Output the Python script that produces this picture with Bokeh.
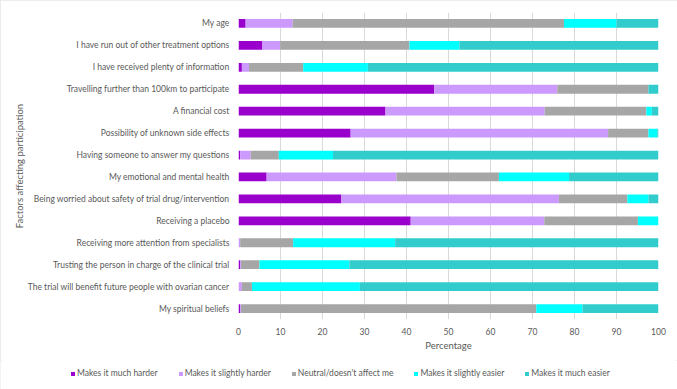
from bokeh.plotting import figure
from bokeh.layouts import column
from bokeh.models import FactorRange, Range1d, Legend, LegendItem, SingleIntervalTicker, ColumnDataSource
from bokeh.embed import file_html
from bokeh.resources import INLINE

categories = [
    "My age",
    "I have run out of other treatment options",
    "I have received plenty of information",
    "Travelling further than 100km to participate",
    "A financial cost",
    "Possibility of unknown side effects",
    "Having someone to answer my questions",
    "My emotional and mental health",
    "Being worried about safety of trial drug/intervention",
    "Receiving a placebo",
    "Receiving more attention from specialists",
    "Trusting the person in charge of the clinical trial",
    "The trial will benefit future people with ovarian cancer",
    "My spiritual beliefs",
]
much_harder = [1.7, 5.7, 0.8, 46.6, 35.0, 26.7, 0.4, 6.7, 24.5, 41.0, 0.0, 0.4, 0.0, 0.4]
slightly_harder = [11.2, 4.2, 1.7, 29.3, 37.9, 61.3, 2.5, 30.9, 51.8, 31.8, 0.4, 0.2, 0.8, 0.2]
neutral = [64.6, 30.8, 12.9, 21.7, 24.2, 9.6, 6.7, 24.4, 16.3, 22.3, 12.6, 4.4, 2.4, 70.3]
slightly_easier = [12.5, 11.9, 15.4, 0.0, 1.3, 2.1, 12.9, 16.7, 5.0, 4.9, 24.3, 21.4, 25.7, 11.0]
much_easier = [10.0, 47.4, 69.2, 2.4, 1.6, 0.3, 77.5, 21.3, 2.4, 0.0, 62.7, 73.6, 71.1, 18.1]

series_keys = ["much_harder", "slightly_harder", "neutral", "slightly_easier", "much_easier"]
series_labels = ["Makes it much harder", "Makes it slightly harder", "Neutral/doesn't affect me",
                 "Makes it slightly easier", "Makes it much easier"]
colors = ["#9900CC", "#CC99FF", "#A6A6A6", "#00FFFF", "#33CCCC"]

source = ColumnDataSource(dict(
    cat=categories, much_harder=much_harder, slightly_harder=slightly_harder,
    neutral=neutral, slightly_easier=slightly_easier, much_easier=much_easier,
))

FONT = "Lato"
TXT = "#595959"
NAN = float("nan")

p = figure(
    width=677, height=360,
    y_range=FactorRange(factors=list(reversed(categories))),
    x_range=Range1d(0, 100),
    output_backend="svg", toolbar_location=None,
    min_border_left=238, min_border_right=19, min_border_top=12, min_border_bottom=41,
)
p.frame_align = False

renderers = p.hbar_stack(series_keys, y="cat", height=0.4, color=colors, source=source, line_width=0)

p.outline_line_color = None
p.ygrid.grid_line_color = None
p.xgrid.grid_line_color = "#D9D9D9"
p.xgrid.grid_line_width = 1

p.xaxis.ticker = SingleIntervalTicker(interval=10)
p.xaxis.axis_line_color = None
p.xaxis.major_tick_line_color = None
p.xaxis.minor_tick_line_color = None
p.xaxis.major_tick_out = 0
p.xaxis.major_tick_in = 0
p.xaxis.major_label_standoff = 4
p.xaxis.axis_label = "Percentage"
p.xaxis.axis_label_standoff = 2
p.xaxis.axis_label_text_font_style = "normal"

p.yaxis.axis_line_color = None
p.yaxis.major_tick_line_color = None
p.yaxis.minor_tick_line_color = None
p.yaxis.major_tick_out = 0
p.yaxis.major_tick_in = 0
p.yaxis.major_label_standoff = 9
p.yaxis.axis_label = "Factors affecting participation"
p.yaxis.axis_label_standoff = 0
p.yaxis.axis_label_text_font_style = "normal"

for ax in (p.xaxis[0], p.yaxis[0]):
    ax.major_label_text_font = FONT
    ax.major_label_text_font_size = "8.5px"
    ax.major_label_text_color = TXT
    ax.axis_label_text_font = FONT
    ax.axis_label_text_font_size = "9.5px"
    ax.axis_label_text_color = TXT

# legend strip below the chart (swatch renderers carry no visible data)
lg = figure(
    width=677, height=29, x_range=Range1d(0, 1), y_range=Range1d(0, 1),
    output_backend="svg", toolbar_location=None,
    x_axis_location=None, y_axis_location=None,
    min_border=0, min_border_left=0, min_border_right=0, min_border_top=0, min_border_bottom=0,
)
lg.frame_align = False
lg.outline_line_color = None
lg.grid.visible = False
swatches = [lg.quad(left=[NAN], right=[NAN], top=[NAN], bottom=[NAN], fill_color=c, line_color=None)
            for c in colors]

legend = Legend(
    items=[LegendItem(label=lab, renderers=[r]) for lab, r in zip(series_labels, swatches)],
    orientation="horizontal", location=(70, 11),
    glyph_width=5, glyph_height=5, label_standoff=2, spacing=20,
    label_text_font=FONT, label_text_font_size="8.5px", label_text_color=TXT,
    border_line_color=None, background_fill_alpha=0, padding=2, margin=0,
)
lg.add_layout(legend, "center")

layout = column(p, lg, spacing=0)
layout.styles = {"outline": "2px solid #e6e6e6", "outline-offset": "-2px"}

open("out.html", "w").write(file_html(layout, INLINE))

* * * * *

YOUR INSTRUCTIONS: Your task is to return the lines above, from the first one up to and including the line containing "p.frame_align = False", minus any pictures.

WRITTEN ANSWER:
Output the Python script that produces this picture with Bokeh.
from bokeh.plotting import figure
from bokeh.layouts import column
from bokeh.models import FactorRange, Range1d, Legend, LegendItem, SingleIntervalTicker, ColumnDataSource
from bokeh.embed import file_html
from bokeh.resources import INLINE

categories = [
    "My age",
    "I have run out of other treatment options",
    "I have received plenty of information",
    "Travelling further than 100km to participate",
    "A financial cost",
    "Possibility of unknown side effects",
    "Having someone to answer my questions",
    "My emotional and mental health",
    "Being worried about safety of trial drug/intervention",
    "Receiving a placebo",
    "Receiving more attention from specialists",
    "Trusting the person in charge of the clinical trial",
    "The trial will benefit future people with ovarian cancer",
    "My spiritual beliefs",
]
much_harder = [1.7, 5.7, 0.8, 46.6, 35.0, 26.7, 0.4, 6.7, 24.5, 41.0, 0.0, 0.4, 0.0, 0.4]
slightly_harder = [11.2, 4.2, 1.7, 29.3, 37.9, 61.3, 2.5, 30.9, 51.8, 31.8, 0.4, 0.2, 0.8, 0.2]
neutral = [64.6, 30.8, 12.9, 21.7, 24.2, 9.6, 6.7, 24.4, 16.3, 22.3, 12.6, 4.4, 2.4, 70.3]
slightly_easier = [12.5, 11.9, 15.4, 0.0, 1.3, 2.1, 12.9, 16.7, 5.0, 4.9, 24.3, 21.4, 25.7, 11.0]
much_easier = [10.0, 47.4, 69.2, 2.4, 1.6, 0.3, 77.5, 21.3, 2.4, 0.0, 62.7, 73.6, 71.1, 18.1]

series_keys = ["much_harder", "slightly_harder", "neutral", "slightly_easier", "much_easier"]
series_labels = ["Makes it much harder", "Makes it slightly harder", "Neutral/doesn't affect me",
                 "Makes it slightly easier", "Makes it much easier"]
colors = ["#9900CC", "#CC99FF", "#A6A6A6", "#00FFFF", "#33CCCC"]

source = ColumnDataSource(dict(
    cat=categories, much_harder=much_harder, slightly_harder=slightly_harder,
    neutral=neutral, slightly_easier=slightly_easier, much_easier=much_easier,
))

FONT = "Lato"
TXT = "#595959"
NAN = float("nan")

p = figure(
    width=677, height=360,
    y_range=FactorRange(factors=list(reversed(categories))),
    x_range=Range1d(0, 100),
    output_backend="svg", toolbar_location=None,
    min_border_left=238, min_border_right=19, min_border_top=12, min_border_bottom=41,
)
p.frame_align = False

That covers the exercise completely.